A run of records:
- - - - - - -

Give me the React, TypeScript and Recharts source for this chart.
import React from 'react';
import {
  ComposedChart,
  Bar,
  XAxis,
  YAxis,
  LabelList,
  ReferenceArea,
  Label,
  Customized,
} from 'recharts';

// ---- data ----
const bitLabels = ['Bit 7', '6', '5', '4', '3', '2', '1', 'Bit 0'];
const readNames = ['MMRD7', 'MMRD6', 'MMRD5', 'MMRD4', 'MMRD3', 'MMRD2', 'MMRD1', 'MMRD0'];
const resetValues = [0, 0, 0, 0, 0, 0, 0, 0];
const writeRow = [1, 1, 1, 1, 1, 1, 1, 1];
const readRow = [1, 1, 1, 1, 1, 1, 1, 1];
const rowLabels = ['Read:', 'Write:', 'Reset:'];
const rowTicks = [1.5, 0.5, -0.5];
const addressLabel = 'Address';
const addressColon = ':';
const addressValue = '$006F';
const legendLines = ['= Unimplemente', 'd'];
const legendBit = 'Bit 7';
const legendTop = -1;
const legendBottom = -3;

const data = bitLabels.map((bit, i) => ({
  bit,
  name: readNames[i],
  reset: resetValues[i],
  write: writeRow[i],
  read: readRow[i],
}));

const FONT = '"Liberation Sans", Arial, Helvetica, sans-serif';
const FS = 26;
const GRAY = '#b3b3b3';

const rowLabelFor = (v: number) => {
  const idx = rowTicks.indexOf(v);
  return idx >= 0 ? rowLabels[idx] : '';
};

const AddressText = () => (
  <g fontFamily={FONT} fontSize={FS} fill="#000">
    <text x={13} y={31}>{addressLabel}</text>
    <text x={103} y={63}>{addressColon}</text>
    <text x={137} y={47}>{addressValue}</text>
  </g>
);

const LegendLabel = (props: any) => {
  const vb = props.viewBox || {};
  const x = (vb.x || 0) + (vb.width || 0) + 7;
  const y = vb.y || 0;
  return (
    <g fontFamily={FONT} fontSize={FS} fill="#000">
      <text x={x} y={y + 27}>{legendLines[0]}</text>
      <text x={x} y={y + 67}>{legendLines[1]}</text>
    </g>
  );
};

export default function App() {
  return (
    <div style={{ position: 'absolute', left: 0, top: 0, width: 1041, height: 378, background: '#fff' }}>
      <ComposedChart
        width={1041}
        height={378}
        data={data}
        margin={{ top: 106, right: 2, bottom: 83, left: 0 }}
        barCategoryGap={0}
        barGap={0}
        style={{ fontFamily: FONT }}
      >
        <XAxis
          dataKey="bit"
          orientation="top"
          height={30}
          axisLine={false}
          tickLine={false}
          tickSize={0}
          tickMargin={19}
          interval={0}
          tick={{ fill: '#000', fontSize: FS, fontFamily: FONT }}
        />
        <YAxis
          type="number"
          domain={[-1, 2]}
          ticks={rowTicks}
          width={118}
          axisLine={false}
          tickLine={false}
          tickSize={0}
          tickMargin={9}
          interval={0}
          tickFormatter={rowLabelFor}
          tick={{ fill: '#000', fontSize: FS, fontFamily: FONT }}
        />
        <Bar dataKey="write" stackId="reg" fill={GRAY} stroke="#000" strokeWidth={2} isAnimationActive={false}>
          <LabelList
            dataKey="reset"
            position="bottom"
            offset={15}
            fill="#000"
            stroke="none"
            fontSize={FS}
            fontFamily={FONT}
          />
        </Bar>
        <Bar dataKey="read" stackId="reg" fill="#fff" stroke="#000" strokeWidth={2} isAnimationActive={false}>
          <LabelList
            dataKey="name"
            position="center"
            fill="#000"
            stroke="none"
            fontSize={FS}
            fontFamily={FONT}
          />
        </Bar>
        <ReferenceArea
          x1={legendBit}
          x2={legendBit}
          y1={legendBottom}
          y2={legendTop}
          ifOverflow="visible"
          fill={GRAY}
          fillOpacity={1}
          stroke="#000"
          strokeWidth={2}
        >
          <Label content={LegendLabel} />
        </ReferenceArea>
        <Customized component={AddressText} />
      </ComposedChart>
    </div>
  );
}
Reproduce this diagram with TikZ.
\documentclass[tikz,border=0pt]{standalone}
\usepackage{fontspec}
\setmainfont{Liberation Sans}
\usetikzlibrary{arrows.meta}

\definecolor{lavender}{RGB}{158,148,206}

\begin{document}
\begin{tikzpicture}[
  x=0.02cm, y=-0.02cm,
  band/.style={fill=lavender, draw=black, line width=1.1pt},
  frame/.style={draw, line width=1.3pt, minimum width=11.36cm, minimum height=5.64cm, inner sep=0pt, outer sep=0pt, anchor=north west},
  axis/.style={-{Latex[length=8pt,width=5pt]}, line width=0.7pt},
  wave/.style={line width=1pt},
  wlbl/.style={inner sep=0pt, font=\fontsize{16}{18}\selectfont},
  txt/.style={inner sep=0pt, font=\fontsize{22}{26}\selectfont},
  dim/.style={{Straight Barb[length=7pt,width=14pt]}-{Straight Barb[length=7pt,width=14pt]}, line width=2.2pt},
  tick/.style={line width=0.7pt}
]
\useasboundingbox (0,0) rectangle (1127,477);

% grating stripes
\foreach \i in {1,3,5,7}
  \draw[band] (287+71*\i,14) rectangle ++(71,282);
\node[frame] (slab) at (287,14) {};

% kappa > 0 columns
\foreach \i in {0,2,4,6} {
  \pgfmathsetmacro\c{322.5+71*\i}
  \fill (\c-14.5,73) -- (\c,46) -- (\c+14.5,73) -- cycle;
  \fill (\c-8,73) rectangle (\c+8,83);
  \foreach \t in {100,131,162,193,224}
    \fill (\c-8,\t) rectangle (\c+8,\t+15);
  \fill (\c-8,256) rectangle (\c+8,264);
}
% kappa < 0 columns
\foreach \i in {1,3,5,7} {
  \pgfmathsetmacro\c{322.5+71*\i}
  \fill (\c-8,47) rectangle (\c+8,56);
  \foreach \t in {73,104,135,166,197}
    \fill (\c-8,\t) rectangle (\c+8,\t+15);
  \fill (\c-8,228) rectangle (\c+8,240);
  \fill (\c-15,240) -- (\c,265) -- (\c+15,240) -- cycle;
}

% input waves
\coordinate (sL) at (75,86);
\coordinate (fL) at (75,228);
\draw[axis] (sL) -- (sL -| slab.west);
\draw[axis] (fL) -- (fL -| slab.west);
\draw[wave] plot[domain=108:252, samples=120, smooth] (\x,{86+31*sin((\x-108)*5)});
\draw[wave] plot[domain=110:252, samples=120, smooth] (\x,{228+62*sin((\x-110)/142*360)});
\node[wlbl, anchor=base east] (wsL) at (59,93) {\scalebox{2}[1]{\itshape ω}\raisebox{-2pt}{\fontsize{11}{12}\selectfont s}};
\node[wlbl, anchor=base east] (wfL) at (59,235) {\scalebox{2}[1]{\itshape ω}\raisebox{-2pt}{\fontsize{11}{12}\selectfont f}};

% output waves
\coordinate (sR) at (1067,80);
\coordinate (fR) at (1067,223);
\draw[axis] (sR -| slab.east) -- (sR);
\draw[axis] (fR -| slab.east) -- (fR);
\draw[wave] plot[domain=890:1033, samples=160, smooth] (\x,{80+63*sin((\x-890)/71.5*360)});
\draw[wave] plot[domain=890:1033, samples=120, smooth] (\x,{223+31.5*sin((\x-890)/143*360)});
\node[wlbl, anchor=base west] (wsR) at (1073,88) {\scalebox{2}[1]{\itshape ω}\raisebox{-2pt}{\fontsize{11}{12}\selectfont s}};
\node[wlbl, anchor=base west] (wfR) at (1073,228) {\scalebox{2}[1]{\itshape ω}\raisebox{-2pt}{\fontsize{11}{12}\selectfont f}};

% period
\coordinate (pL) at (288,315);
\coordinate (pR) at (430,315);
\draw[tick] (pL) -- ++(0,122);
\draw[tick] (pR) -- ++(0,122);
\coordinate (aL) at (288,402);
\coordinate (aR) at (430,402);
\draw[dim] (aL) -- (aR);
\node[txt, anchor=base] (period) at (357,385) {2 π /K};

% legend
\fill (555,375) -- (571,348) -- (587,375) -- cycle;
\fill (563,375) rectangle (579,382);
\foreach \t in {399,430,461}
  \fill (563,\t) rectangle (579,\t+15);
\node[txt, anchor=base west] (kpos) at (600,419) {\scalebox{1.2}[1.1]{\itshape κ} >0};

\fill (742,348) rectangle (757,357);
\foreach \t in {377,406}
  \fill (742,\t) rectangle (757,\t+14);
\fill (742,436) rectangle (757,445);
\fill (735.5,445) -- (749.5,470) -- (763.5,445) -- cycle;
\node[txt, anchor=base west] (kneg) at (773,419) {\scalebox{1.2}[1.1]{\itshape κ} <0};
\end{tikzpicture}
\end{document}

- - - - - - -

• Problem requirements
Working from the entries above, return all lines that contain "this".

• Result of the exercise
Give me the React, TypeScript and Recharts source for this chart.
Reproduce this diagram with TikZ.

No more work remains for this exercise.